I'm presently suffering from another episode of the depression that has plagued me for the past few years. This time not only am I on fluoxetine (Prozac), which I'm liking better than the antidepressant I've been on before, but I'm trying to work through it. I have, however, hit the point at which you suddenly feel much worse before you feel better so have given myself a duvet day. I get very blokey, irritable depression, & my normal renowned forbearance goes out of the window - not the time to be facing the workplace. I'm interested that I've fallen on The Avengers as duvet television - in my real/unreal dichotomy unreal is definitely better for comfort, I've always loved the Tara King season, & this is one of my favourites.
I say unreal, but I think this episode is only unreal so far as the Avengers characters go - certainly introducing Mother's nephew who is forbidden to call Mother Uncle at work is a genius touch - & the plot is actually worthy of a classic thriller in Agatha Christie or Ngaio Marsh vein. The hotel is of course a staple of the genre as a setting for the group of people who may include a murderer - here changed to be the setting of imprisonment in an apparently ordinary hotel. The apparent ally who turns out to be an enemy is also a staple of the genre.
The programme is not without characteristic Avengers touches. In The Avengers' visual language, it presents an interesting contrast between the modern (the firm for which Tara's uncle works) & the apparently traditional (The Elizabethan Hotel). The fact that the rot has set in at the hotel makes this an Avengers where the enemy is posited as the Establishment gone bad. I see that that would probably chime better with the idea that this show is a send-up of The Prisoner, than the cosy golden age mystery approach I'm taking.
A further Avengers touch is tha apart from the relatively serious subject matter, this one is a lot of fun all the way. It is almost slapstick in the attempts to keep the 'prisoners' imprisoned, & in the prisoners' acts to bring down the facade of a regular hotel at the end.
Visually it's superb.
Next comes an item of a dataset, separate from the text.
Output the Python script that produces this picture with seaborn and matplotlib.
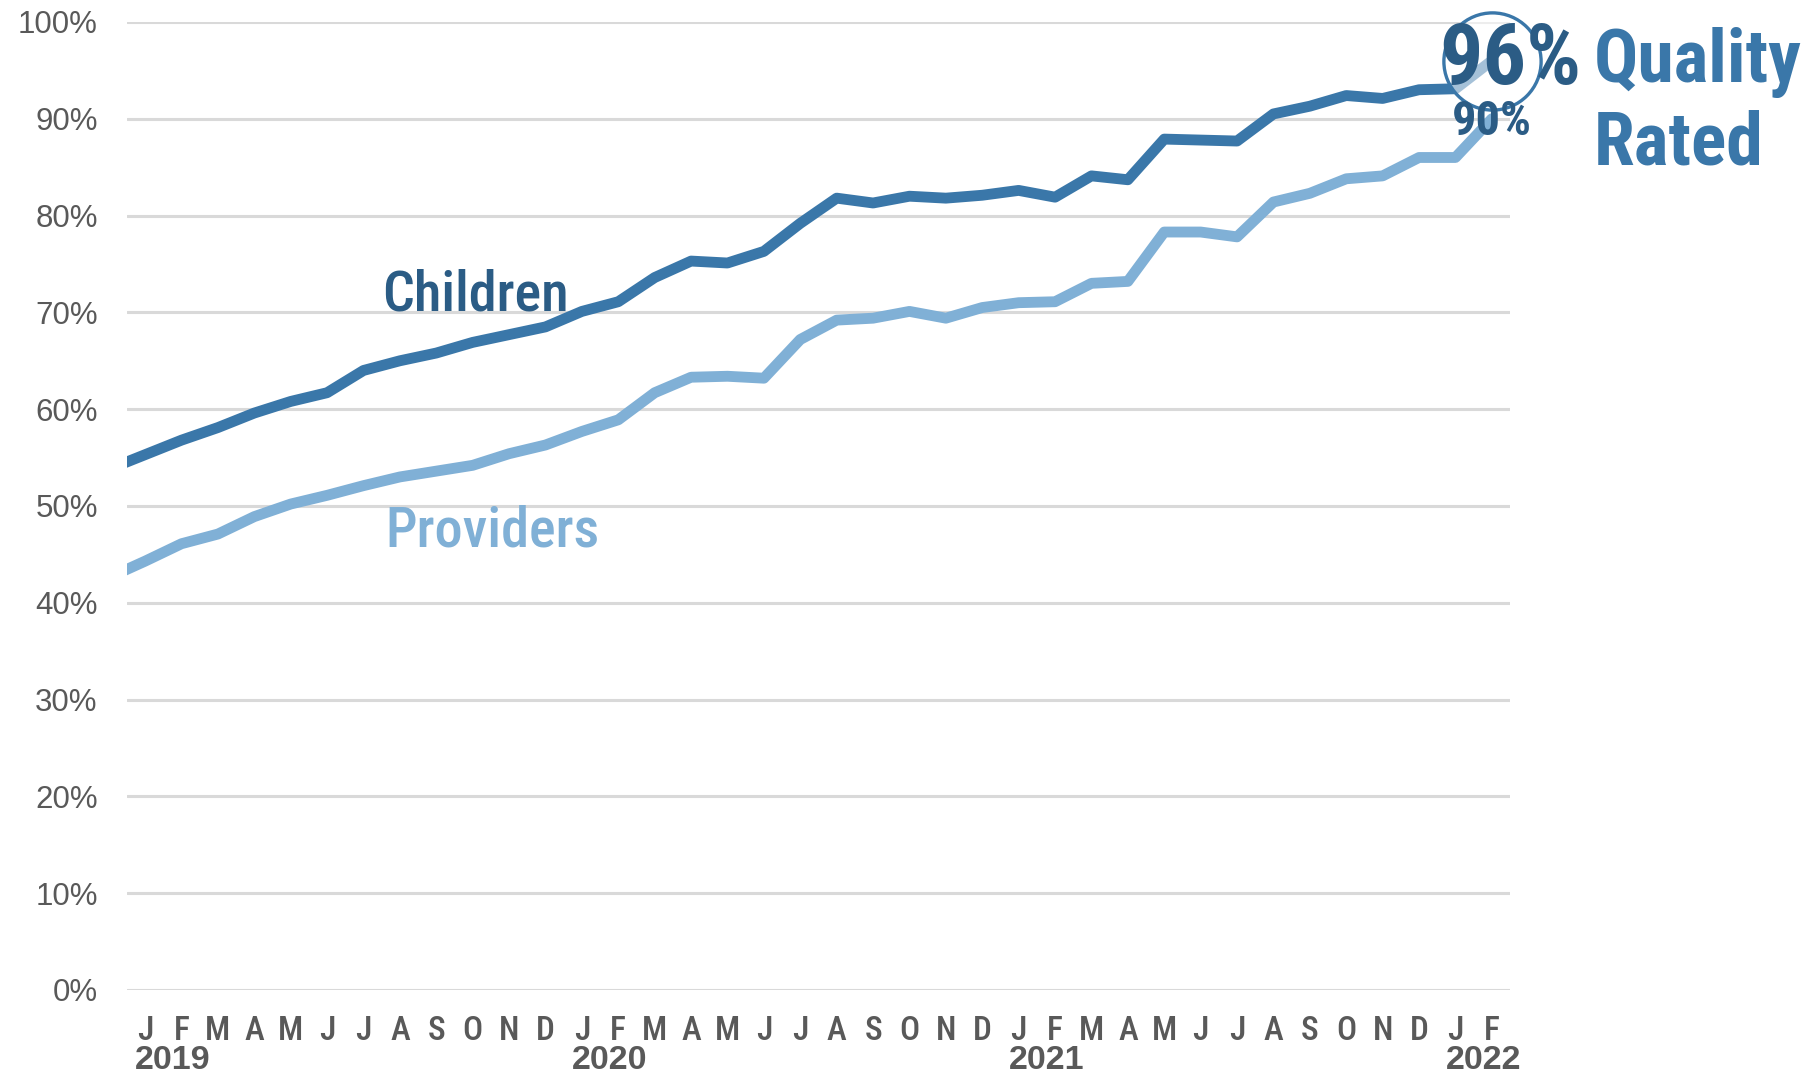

The hotel set is spot on for the British cosy murder milieu. The set for Mother's office, with its cardboard cutouts of suspects, is so visually effective it will stay with the viewer long-term.
It is probably one of the highest accolades I personally can pay a TV programme that even with repeated viewings, at no point have I ever thought there was anything wrong with this. Of course you could pick holes in the plot if you wanted to, but it hangs together remarkably well. My only criticism would be the incredible number of Avengers regulars who can be distracting.